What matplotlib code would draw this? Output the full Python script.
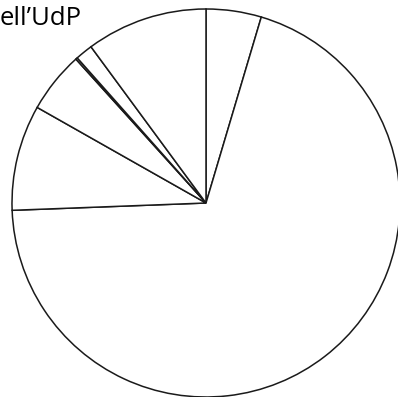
import matplotlib
matplotlib.use("Agg")
import matplotlib.pyplot as plt

# Slice shares, clockwise from 12 o'clock (percent)
labels = ["A", "B", "C", "D", "E", "F", "G"]
values = [4.6, 69.8, 8.8, 5.1, 0.15, 1.45, 10.1]
title_text = "ell\u2019UdP"

W, H = 398, 397
fig = plt.figure(figsize=(W / 100, H / 100), dpi=100)
cx, cy, r = 206, 203, 194
ax = fig.add_axes([(cx - r) / W, (H - cy - r) / H, 2 * r / W, 2 * r / H])
wedges, _ = ax.pie(values, startangle=90, counterclock=False,
                   colors=["white"] * len(values),
                   wedgeprops=dict(edgecolor="#1a1a1a", linewidth=1.1))
for w in wedges:
    w.set_clip_on(False)
ax.set_xlim(-1, 1)
ax.set_ylim(-1, 1)
ax.set_aspect("auto")
ax.axis("off")

fig.text(0.0 / W, 1 - 25 / H, title_text, fontsize=18.5, family="Open Sans",
         ha="left", va="baseline", color="black")

fig.savefig("out.png", dpi=100, facecolor="white")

================

* _SHORT PROBLEM_
Leave out the pictures, then repeat the listing above exactly from its first line to the line with "import matplotlib.pyplot as plt", inclusive.

* _RIGHT ANSWER_
What matplotlib code would draw this? Output the full Python script.
import matplotlib
matplotlib.use("Agg")
import matplotlib.pyplot as plt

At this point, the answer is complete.